-- Begin Provided material --

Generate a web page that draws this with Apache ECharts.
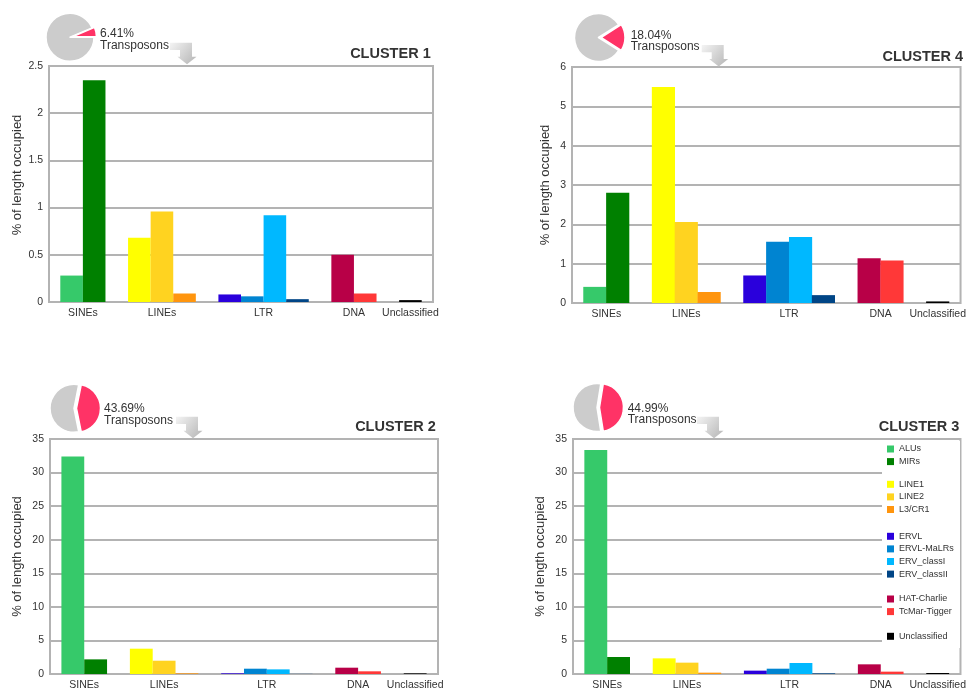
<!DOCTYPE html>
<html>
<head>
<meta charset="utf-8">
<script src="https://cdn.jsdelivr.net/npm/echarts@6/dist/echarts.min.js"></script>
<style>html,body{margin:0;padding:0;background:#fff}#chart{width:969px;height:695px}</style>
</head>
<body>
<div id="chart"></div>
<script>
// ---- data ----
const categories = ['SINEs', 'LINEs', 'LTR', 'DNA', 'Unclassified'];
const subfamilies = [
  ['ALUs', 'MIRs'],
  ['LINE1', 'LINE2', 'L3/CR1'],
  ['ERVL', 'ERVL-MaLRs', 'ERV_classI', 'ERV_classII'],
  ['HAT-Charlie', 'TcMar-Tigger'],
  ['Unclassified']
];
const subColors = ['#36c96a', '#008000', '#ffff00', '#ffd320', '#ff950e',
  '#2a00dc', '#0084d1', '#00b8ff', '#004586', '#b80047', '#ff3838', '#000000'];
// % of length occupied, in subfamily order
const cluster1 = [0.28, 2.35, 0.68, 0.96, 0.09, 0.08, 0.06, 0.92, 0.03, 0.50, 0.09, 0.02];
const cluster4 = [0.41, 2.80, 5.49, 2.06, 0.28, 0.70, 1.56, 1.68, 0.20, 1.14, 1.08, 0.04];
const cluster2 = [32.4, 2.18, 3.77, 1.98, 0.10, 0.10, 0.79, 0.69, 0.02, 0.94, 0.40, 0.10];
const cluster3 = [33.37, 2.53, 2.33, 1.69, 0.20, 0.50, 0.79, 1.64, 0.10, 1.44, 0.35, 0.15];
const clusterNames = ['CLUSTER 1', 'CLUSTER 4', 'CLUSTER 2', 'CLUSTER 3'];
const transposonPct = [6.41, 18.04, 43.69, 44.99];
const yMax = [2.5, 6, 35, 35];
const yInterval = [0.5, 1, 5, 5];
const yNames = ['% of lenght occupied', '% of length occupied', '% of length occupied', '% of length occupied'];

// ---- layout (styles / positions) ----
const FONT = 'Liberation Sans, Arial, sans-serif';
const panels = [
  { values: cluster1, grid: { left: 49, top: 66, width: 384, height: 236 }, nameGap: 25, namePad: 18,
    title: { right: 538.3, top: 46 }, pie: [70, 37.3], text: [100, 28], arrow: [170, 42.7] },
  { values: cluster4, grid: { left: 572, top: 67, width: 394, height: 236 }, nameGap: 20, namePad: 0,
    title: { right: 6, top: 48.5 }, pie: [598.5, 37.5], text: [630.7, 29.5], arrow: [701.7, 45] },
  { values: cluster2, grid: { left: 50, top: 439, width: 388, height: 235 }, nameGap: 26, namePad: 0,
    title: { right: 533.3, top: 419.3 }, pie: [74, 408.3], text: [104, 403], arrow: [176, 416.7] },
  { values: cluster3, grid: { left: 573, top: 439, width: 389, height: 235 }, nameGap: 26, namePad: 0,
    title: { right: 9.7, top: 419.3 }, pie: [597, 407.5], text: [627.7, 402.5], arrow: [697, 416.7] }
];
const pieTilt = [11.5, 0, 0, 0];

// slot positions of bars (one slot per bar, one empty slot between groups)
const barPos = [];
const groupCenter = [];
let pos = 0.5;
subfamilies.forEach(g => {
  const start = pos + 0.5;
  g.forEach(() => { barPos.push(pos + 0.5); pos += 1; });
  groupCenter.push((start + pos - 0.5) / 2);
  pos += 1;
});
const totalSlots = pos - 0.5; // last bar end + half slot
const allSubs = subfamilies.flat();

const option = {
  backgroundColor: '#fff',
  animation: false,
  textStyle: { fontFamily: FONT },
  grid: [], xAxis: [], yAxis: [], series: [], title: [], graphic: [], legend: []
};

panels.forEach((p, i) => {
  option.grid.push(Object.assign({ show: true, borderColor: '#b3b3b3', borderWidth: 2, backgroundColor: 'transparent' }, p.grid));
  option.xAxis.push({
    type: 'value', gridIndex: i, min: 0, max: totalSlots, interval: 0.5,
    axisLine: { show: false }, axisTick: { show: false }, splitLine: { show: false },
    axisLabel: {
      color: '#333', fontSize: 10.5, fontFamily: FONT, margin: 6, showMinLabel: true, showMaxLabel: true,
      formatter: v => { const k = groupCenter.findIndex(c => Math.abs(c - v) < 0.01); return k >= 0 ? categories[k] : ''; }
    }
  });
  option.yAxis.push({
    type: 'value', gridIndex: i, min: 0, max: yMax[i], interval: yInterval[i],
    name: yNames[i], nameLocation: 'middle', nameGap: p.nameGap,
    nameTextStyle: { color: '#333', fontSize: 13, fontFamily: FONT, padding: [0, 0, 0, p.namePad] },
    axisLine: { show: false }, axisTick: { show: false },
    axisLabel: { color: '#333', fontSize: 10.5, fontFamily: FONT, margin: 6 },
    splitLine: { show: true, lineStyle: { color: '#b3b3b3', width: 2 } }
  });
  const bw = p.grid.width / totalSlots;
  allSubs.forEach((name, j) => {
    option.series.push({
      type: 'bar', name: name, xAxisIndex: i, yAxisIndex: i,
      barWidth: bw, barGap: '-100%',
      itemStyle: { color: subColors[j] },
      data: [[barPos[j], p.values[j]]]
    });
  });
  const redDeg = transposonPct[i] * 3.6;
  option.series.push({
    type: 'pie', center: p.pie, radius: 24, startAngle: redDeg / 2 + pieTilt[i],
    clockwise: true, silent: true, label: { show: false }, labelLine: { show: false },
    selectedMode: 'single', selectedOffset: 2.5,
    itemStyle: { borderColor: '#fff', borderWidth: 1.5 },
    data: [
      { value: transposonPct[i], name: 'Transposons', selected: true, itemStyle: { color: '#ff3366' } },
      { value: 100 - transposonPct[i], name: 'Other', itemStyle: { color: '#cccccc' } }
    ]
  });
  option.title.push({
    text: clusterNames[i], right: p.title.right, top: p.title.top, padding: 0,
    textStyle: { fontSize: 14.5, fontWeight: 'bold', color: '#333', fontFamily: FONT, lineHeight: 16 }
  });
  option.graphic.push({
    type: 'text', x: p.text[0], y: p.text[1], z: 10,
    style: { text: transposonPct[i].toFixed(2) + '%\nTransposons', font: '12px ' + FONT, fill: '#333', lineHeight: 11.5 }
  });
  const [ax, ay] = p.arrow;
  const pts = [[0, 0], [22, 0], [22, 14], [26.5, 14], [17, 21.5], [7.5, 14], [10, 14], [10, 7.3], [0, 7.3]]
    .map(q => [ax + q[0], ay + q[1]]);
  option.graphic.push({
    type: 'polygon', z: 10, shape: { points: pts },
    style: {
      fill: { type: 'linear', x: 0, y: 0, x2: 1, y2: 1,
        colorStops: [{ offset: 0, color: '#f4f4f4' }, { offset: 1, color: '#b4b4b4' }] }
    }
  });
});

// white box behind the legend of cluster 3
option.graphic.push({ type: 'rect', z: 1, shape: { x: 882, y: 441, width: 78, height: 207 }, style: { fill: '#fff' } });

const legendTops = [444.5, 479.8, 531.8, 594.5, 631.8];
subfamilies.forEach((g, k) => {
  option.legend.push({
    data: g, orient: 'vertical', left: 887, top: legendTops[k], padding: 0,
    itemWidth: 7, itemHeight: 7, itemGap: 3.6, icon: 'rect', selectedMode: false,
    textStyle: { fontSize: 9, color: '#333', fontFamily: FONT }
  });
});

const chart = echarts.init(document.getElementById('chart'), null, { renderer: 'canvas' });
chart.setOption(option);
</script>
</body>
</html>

-- End Provided material --

__Task brief__
Replicate the material above verbatim; images stay out of the copy.

__Finished task__
Generate a web page that draws this with Apache ECharts.
<!DOCTYPE html>
<html>
<head>
<meta charset="utf-8">
<script src="https://cdn.jsdelivr.net/npm/echarts@6/dist/echarts.min.js"></script>
<style>html,body{margin:0;padding:0;background:#fff}#chart{width:969px;height:695px}</style>
</head>
<body>
<div id="chart"></div>
<script>
// ---- data ----
const categories = ['SINEs', 'LINEs', 'LTR', 'DNA', 'Unclassified'];
const subfamilies = [
  ['ALUs', 'MIRs'],
  ['LINE1', 'LINE2', 'L3/CR1'],
  ['ERVL', 'ERVL-MaLRs', 'ERV_classI', 'ERV_classII'],
  ['HAT-Charlie', 'TcMar-Tigger'],
  ['Unclassified']
];
const subColors = ['#36c96a', '#008000', '#ffff00', '#ffd320', '#ff950e',
  '#2a00dc', '#0084d1', '#00b8ff', '#004586', '#b80047', '#ff3838', '#000000'];
// % of length occupied, in subfamily order
const cluster1 = [0.28, 2.35, 0.68, 0.96, 0.09, 0.08, 0.06, 0.92, 0.03, 0.50, 0.09, 0.02];
const cluster4 = [0.41, 2.80, 5.49, 2.06, 0.28, 0.70, 1.56, 1.68, 0.20, 1.14, 1.08, 0.04];
const cluster2 = [32.4, 2.18, 3.77, 1.98, 0.10, 0.10, 0.79, 0.69, 0.02, 0.94, 0.40, 0.10];
const cluster3 = [33.37, 2.53, 2.33, 1.69, 0.20, 0.50, 0.79, 1.64, 0.10, 1.44, 0.35, 0.15];
const clusterNames = ['CLUSTER 1', 'CLUSTER 4', 'CLUSTER 2', 'CLUSTER 3'];
const transposonPct = [6.41, 18.04, 43.69, 44.99];
const yMax = [2.5, 6, 35, 35];
const yInterval = [0.5, 1, 5, 5];
const yNames = ['% of lenght occupied', '% of length occupied', '% of length occupied', '% of length occupied'];

// ---- layout (styles / positions) ----
const FONT = 'Liberation Sans, Arial, sans-serif';
const panels = [
  { values: cluster1, grid: { left: 49, top: 66, width: 384, height: 236 }, nameGap: 25, namePad: 18,
    title: { right: 538.3, top: 46 }, pie: [70, 37.3], text: [100, 28], arrow: [170, 42.7] },
  { values: cluster4, grid: { left: 572, top: 67, width: 394, height: 236 }, nameGap: 20, namePad: 0,
    title: { right: 6, top: 48.5 }, pie: [598.5, 37.5], text: [630.7, 29.5], arrow: [701.7, 45] },
  { values: cluster2, grid: { left: 50, top: 439, width: 388, height: 235 }, nameGap: 26, namePad: 0,
    title: { right: 533.3, top: 419.3 }, pie: [74, 408.3], text: [104, 403], arrow: [176, 416.7] },
  { values: cluster3, grid: { left: 573, top: 439, width: 389, height: 235 }, nameGap: 26, namePad: 0,
    title: { right: 9.7, top: 419.3 }, pie: [597, 407.5], text: [627.7, 402.5], arrow: [697, 416.7] }
];
const pieTilt = [11.5, 0, 0, 0];

// slot positions of bars (one slot per bar, one empty slot between groups)
const barPos = [];
const groupCenter = [];
let pos = 0.5;
subfamilies.forEach(g => {
  const start = pos + 0.5;
  g.forEach(() => { barPos.push(pos + 0.5); pos += 1; });
  groupCenter.push((start + pos - 0.5) / 2);
  pos += 1;
});
const totalSlots = pos - 0.5; // last bar end + half slot
const allSubs = subfamilies.flat();

const option = {
  backgroundColor: '#fff',
  animation: false,
  textStyle: { fontFamily: FONT },
  grid: [], xAxis: [], yAxis: [], series: [], title: [], graphic: [], legend: []
};

panels.forEach((p, i) => {
  option.grid.push(Object.assign({ show: true, borderColor: '#b3b3b3', borderWidth: 2, backgroundColor: 'transparent' }, p.grid));
  option.xAxis.push({
    type: 'value', gridIndex: i, min: 0, max: totalSlots, interval: 0.5,
    axisLine: { show: false }, axisTick: { show: false }, splitLine: { show: false },
    axisLabel: {
      color: '#333', fontSize: 10.5, fontFamily: FONT, margin: 6, showMinLabel: true, showMaxLabel: true,
      formatter: v => { const k = groupCenter.findIndex(c => Math.abs(c - v) < 0.01); return k >= 0 ? categories[k] : ''; }
    }
  });
  option.yAxis.push({
    type: 'value', gridIndex: i, min: 0, max: yMax[i], interval: yInterval[i],
    name: yNames[i], nameLocation: 'middle', nameGap: p.nameGap,
    nameTextStyle: { color: '#333', fontSize: 13, fontFamily: FONT, padding: [0, 0, 0, p.namePad] },
    axisLine: { show: false }, axisTick: { show: false },
    axisLabel: { color: '#333', fontSize: 10.5, fontFamily: FONT, margin: 6 },
    splitLine: { show: true, lineStyle: { color: '#b3b3b3', width: 2 } }
  });
  const bw = p.grid.width / totalSlots;
  allSubs.forEach((name, j) => {
    option.series.push({
      type: 'bar', name: name, xAxisIndex: i, yAxisIndex: i,
      barWidth: bw, barGap: '-100%',
      itemStyle: { color: subColors[j] },
      data: [[barPos[j], p.values[j]]]
    });
  });
  const redDeg = transposonPct[i] * 3.6;
  option.series.push({
    type: 'pie', center: p.pie, radius: 24, startAngle: redDeg / 2 + pieTilt[i],
    clockwise: true, silent: true, label: { show: false }, labelLine: { show: false },
    selectedMode: 'single', selectedOffset: 2.5,
    itemStyle: { borderColor: '#fff', borderWidth: 1.5 },
    data: [
      { value: transposonPct[i], name: 'Transposons', selected: true, itemStyle: { color: '#ff3366' } },
      { value: 100 - transposonPct[i], name: 'Other', itemStyle: { color: '#cccccc' } }
    ]
  });
  option.title.push({
    text: clusterNames[i], right: p.title.right, top: p.title.top, padding: 0,
    textStyle: { fontSize: 14.5, fontWeight: 'bold', color: '#333', fontFamily: FONT, lineHeight: 16 }
  });
  option.graphic.push({
    type: 'text', x: p.text[0], y: p.text[1], z: 10,
    style: { text: transposonPct[i].toFixed(2) + '%\nTransposons', font: '12px ' + FONT, fill: '#333', lineHeight: 11.5 }
  });
  const [ax, ay] = p.arrow;
  const pts = [[0, 0], [22, 0], [22, 14], [26.5, 14], [17, 21.5], [7.5, 14], [10, 14], [10, 7.3], [0, 7.3]]
    .map(q => [ax + q[0], ay + q[1]]);
  option.graphic.push({
    type: 'polygon', z: 10, shape: { points: pts },
    style: {
      fill: { type: 'linear', x: 0, y: 0, x2: 1, y2: 1,
        colorStops: [{ offset: 0, color: '#f4f4f4' }, { offset: 1, color: '#b4b4b4' }] }
    }
  });
});

// white box behind the legend of cluster 3
option.graphic.push({ type: 'rect', z: 1, shape: { x: 882, y: 441, width: 78, height: 207 }, style: { fill: '#fff' } });

const legendTops = [444.5, 479.8, 531.8, 594.5, 631.8];
subfamilies.forEach((g, k) => {
  option.legend.push({
    data: g, orient: 'vertical', left: 887, top: legendTops[k], padding: 0,
    itemWidth: 7, itemHeight: 7, itemGap: 3.6, icon: 'rect', selectedMode: false,
    textStyle: { fontSize: 9, color: '#333', fontFamily: FONT }
  });
});

const chart = echarts.init(document.getElementById('chart'), null, { renderer: 'canvas' });
chart.setOption(option);
</script>
</body>
</html>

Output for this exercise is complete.